É só um exercício, um passatempo, uma redução de danos na sua gama defeituosa
de sanduíches, bifes à parmegiana e strognoffs que você se atreve a chamar de “hábitos
alimentares”. Isso pra não falar da cerveja, dos vinhos... Mantenha o ritmo.
Foco, força e fé! Talvez ele não siga no mesmo caminho que você! Olha, ele pode
atravessar aqui e sair do seu caminho! Ok, não é “meu caminho”. Pare de pensar
assim! Enfim, no que eu estava pensando? Ah, sim! Lá vai ele, lá vai ele, lá
vai ele... Ok, não foi. Seguiu em frente. Tudo bem; deixe ir... Concentre-se em
se desviar das pessoas e tudo vai ficar bMAS QUE DROGA, GENTE! NÃO ESTÃO VENDO
QUE ESTOU CORRENDO E VOU PASSAR MAIS RÁPIDO POR VOCÊS?! SAIAM DA FRENTE,
CARAMBA! Vish! Que coisa, viu! Gente lerda é um atraso de vida mesmo! Mas ta,
já passou.

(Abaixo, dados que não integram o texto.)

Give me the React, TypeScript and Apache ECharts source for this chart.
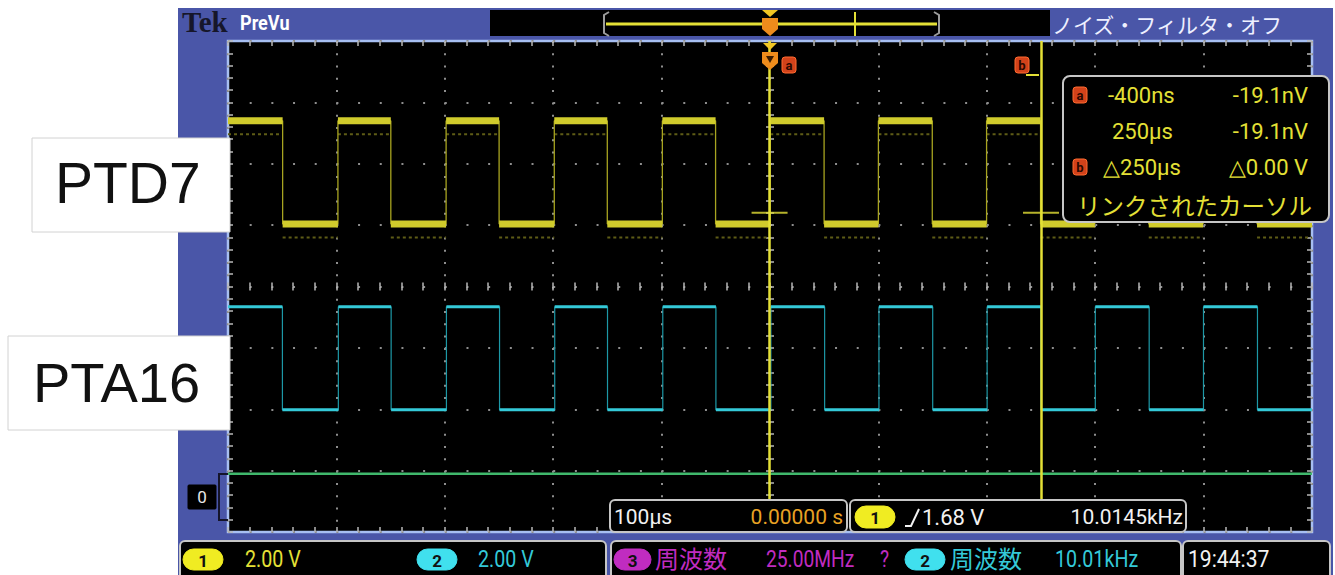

Pelo menos esse pessoal agora teve mais noção! E lá está aquele
cara. Ainda na minha frente. Ainda no meu caminho. Ainda me caçoando. Ainda
provando que é mais rápido que eu. Que é melhor na única coisa que eu tenho
para fazer nesta droga de cidade calorenta! Acha que eu não tenho mais o que
fazer, hein?! ACHA QUE É MAIS RÁPIDO QUE EU, É?! ISSO É O QUE NÓS VAMOS VER!”
Eventualmente
eu ultrapassei o cara e me senti vergonhosamente vitorioso. Mas o pior mesmo
foi passar reto pela rua em que eu sempre atravesso para voltar para casa, e
seguir reto pela avenida até o próximo cruzamento, ainda correndo, até chegar
na Presidente Kennedy e passar mais uma vez pelo cara
que anuncia o fim do mundo em quatro línguas diferentes (desta vez em
espanhol!). E ao chegar na rua de casa, continuei correndo até a portaria do
prédio. Quando finalmente parei, hesitei um pouco antes de entrar em casa.
Depois de ultrapassar o cara nem me preocupei em olhar para trás, para ver se
havia mesmo ganho a corrida imaginária em que eu havia nos colocado, ou se ele
seguiu por outro caminho – provando mais uma vez que competições deste tipo só
fazem mal para pessoas como eu, enquanto os outros estão (aparentemente) despreocupados
com este tipo de coisa.
Naquela
tarde eu aprendi duas coisas:
1) Eu sou
tragicamente obcecado por competições e admito que preciso me preocupar com
coisas mais importantes como o meu próprio caminho, e entender que para tudo na
vida há um tempo certo e não adianta querer apressar as coisas. É preciso
crescer, amadurecer, restabelecer metas, ser paciente e parar com as
infantilidades, pois sou um adulto e já passou da hora de agir como tal.
2) Só pra
constar: eu ganhei. Pelo menos por hoje.